**Given information**
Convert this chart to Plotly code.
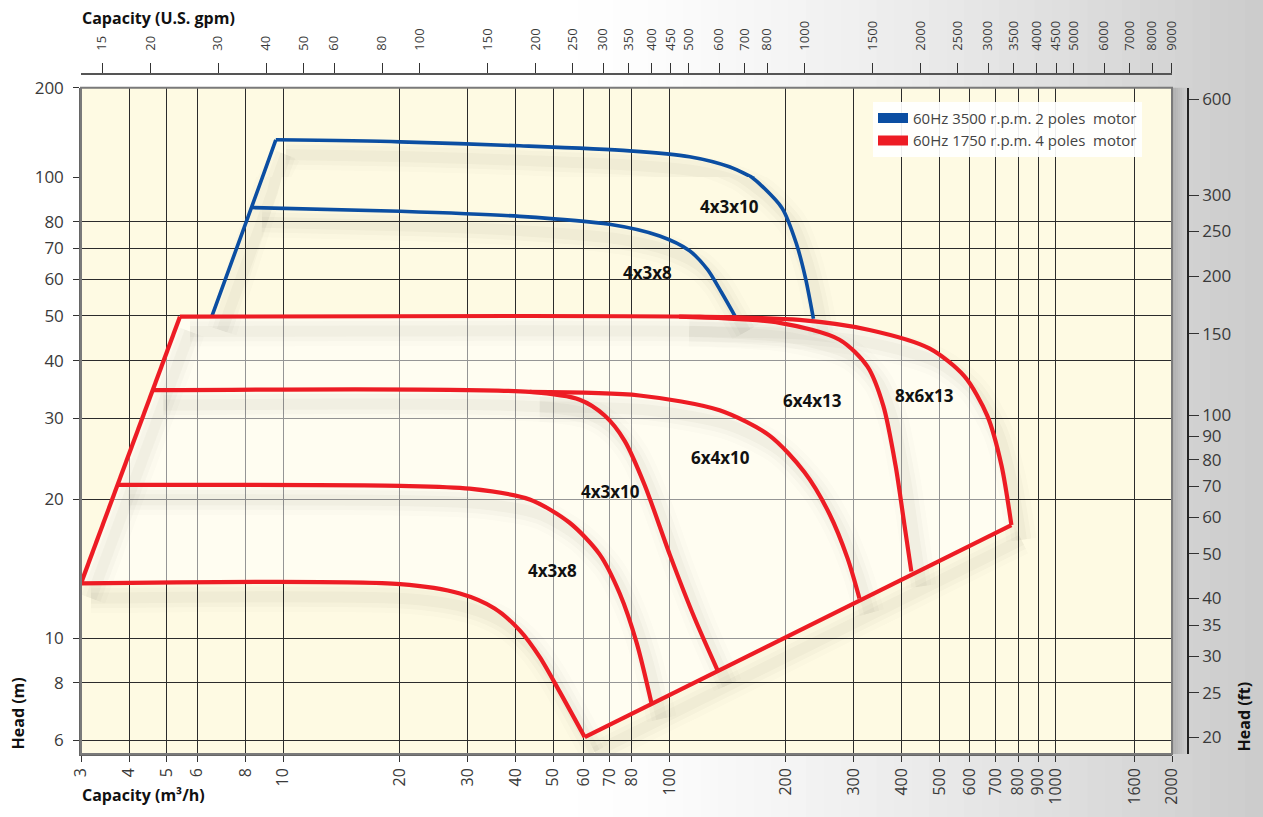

* * *

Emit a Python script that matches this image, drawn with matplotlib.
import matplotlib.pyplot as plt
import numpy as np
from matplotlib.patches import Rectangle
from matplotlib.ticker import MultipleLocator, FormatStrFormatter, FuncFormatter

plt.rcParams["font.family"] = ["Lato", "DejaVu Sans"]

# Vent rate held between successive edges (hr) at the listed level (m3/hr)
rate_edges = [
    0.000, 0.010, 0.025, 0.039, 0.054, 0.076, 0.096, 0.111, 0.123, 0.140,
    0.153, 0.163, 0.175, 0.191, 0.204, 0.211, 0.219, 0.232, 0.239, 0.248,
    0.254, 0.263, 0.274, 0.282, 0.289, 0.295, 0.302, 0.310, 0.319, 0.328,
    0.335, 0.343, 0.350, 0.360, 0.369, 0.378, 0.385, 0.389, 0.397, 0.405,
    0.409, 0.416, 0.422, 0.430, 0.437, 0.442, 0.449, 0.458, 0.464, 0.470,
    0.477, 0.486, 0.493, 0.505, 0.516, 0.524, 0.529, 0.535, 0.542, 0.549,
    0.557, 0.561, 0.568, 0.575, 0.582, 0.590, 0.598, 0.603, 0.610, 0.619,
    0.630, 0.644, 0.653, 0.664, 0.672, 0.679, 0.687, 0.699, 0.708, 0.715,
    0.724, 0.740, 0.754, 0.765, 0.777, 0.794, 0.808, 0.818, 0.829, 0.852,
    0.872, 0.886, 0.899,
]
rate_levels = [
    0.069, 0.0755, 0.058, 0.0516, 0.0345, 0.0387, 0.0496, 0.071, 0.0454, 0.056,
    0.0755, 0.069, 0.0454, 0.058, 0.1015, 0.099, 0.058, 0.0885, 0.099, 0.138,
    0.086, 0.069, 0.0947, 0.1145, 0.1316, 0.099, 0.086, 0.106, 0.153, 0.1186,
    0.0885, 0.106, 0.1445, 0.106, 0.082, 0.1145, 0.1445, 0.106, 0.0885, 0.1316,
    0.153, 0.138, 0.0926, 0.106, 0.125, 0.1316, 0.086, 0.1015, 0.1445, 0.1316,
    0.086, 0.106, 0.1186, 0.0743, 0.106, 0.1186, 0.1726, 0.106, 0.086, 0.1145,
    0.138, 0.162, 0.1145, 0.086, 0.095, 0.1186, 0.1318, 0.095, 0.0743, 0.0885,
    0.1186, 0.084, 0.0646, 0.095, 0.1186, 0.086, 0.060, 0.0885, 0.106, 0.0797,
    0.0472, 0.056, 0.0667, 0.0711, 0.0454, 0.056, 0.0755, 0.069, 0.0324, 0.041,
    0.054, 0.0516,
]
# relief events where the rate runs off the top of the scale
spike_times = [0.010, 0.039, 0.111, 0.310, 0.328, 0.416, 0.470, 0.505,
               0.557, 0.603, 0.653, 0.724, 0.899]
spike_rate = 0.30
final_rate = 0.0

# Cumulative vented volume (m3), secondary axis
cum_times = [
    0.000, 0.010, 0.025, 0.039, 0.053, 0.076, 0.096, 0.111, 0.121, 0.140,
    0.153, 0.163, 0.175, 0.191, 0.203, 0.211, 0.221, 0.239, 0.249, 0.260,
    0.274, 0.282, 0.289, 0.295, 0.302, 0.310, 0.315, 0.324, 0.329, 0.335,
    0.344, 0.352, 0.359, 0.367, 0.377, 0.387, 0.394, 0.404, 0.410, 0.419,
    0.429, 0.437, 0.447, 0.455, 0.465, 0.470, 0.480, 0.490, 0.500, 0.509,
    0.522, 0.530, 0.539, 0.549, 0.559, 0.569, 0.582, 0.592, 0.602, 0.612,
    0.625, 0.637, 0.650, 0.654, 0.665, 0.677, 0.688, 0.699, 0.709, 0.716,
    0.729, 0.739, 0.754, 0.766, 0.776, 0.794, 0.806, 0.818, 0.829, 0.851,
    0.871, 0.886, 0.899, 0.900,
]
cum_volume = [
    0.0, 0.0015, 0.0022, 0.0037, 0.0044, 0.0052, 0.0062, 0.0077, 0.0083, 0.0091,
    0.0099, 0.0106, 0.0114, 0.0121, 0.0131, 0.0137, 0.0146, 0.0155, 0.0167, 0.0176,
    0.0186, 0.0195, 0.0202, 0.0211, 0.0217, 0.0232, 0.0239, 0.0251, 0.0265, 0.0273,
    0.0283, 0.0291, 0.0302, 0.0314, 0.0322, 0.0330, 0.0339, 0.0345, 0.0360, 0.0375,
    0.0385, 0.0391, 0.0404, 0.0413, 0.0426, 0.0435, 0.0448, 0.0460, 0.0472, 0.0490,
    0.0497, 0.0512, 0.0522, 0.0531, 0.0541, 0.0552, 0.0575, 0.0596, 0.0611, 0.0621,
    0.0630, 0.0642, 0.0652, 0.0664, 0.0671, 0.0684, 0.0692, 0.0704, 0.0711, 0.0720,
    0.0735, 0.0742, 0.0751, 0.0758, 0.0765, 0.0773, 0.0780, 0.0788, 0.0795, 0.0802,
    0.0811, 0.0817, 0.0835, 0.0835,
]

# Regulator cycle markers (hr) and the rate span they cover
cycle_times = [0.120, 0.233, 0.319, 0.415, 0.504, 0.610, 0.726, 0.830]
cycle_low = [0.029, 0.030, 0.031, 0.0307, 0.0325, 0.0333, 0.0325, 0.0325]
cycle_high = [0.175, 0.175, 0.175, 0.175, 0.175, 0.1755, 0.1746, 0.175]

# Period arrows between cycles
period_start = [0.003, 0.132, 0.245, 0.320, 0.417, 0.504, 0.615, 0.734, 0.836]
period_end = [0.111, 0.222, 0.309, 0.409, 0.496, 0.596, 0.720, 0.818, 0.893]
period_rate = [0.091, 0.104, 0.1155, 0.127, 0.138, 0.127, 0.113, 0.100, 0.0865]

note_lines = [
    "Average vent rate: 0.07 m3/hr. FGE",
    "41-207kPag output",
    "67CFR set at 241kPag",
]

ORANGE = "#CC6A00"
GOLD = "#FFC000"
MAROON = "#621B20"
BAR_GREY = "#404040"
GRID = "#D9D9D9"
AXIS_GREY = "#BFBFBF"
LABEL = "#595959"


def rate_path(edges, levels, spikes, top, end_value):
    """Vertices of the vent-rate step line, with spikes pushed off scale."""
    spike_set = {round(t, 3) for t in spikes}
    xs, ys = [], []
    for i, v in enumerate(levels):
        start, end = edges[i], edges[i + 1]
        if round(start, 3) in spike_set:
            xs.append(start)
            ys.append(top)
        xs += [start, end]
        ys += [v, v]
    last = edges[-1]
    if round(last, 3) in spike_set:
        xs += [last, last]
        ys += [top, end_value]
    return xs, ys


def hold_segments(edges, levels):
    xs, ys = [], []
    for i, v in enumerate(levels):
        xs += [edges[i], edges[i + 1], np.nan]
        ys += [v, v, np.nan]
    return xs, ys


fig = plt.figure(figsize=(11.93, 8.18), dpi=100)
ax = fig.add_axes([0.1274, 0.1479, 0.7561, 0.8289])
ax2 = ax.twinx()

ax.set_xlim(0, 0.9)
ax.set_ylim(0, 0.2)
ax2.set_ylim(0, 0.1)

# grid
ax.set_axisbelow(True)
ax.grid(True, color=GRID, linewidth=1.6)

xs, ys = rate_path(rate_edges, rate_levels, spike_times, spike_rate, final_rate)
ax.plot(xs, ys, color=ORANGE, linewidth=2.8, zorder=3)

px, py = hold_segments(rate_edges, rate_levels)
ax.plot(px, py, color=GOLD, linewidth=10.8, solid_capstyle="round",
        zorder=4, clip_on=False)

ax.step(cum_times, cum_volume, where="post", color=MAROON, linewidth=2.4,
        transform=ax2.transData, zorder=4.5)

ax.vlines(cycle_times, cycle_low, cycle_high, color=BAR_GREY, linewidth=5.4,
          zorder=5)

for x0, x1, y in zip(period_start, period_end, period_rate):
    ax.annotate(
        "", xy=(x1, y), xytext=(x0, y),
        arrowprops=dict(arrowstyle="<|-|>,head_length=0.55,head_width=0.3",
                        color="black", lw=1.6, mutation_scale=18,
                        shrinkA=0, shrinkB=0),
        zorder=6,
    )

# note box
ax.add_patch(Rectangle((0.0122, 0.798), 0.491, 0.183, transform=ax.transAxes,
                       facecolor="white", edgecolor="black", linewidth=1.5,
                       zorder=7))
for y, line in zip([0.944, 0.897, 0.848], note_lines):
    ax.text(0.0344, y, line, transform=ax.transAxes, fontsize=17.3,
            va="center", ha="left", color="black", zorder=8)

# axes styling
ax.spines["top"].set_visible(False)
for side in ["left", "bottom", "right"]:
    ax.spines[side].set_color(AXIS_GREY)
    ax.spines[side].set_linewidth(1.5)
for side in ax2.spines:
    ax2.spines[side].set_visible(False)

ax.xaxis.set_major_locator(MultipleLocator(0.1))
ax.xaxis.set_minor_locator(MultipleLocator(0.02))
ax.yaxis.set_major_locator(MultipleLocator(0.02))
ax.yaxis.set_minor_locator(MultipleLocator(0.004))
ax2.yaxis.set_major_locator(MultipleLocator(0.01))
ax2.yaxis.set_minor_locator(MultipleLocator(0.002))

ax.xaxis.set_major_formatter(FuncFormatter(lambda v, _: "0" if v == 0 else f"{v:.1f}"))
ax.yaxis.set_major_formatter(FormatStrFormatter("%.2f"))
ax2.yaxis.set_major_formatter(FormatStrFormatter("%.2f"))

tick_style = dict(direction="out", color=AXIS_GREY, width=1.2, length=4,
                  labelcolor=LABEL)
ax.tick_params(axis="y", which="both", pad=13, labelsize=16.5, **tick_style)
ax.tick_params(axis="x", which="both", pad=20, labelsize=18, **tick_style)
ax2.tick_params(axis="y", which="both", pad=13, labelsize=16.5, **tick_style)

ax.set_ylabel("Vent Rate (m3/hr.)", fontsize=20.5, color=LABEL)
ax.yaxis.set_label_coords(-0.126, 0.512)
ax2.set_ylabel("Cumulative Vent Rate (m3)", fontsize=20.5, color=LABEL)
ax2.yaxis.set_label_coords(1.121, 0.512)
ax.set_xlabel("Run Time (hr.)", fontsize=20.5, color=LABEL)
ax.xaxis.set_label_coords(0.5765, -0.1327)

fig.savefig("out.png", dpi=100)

**Challenge**
Every line holding "with" should be copied out.

**Final result**
Emit a Python script that matches this image, drawn with matplotlib.
    """Vertices of the vent-rate step line, with spikes pushed off scale."""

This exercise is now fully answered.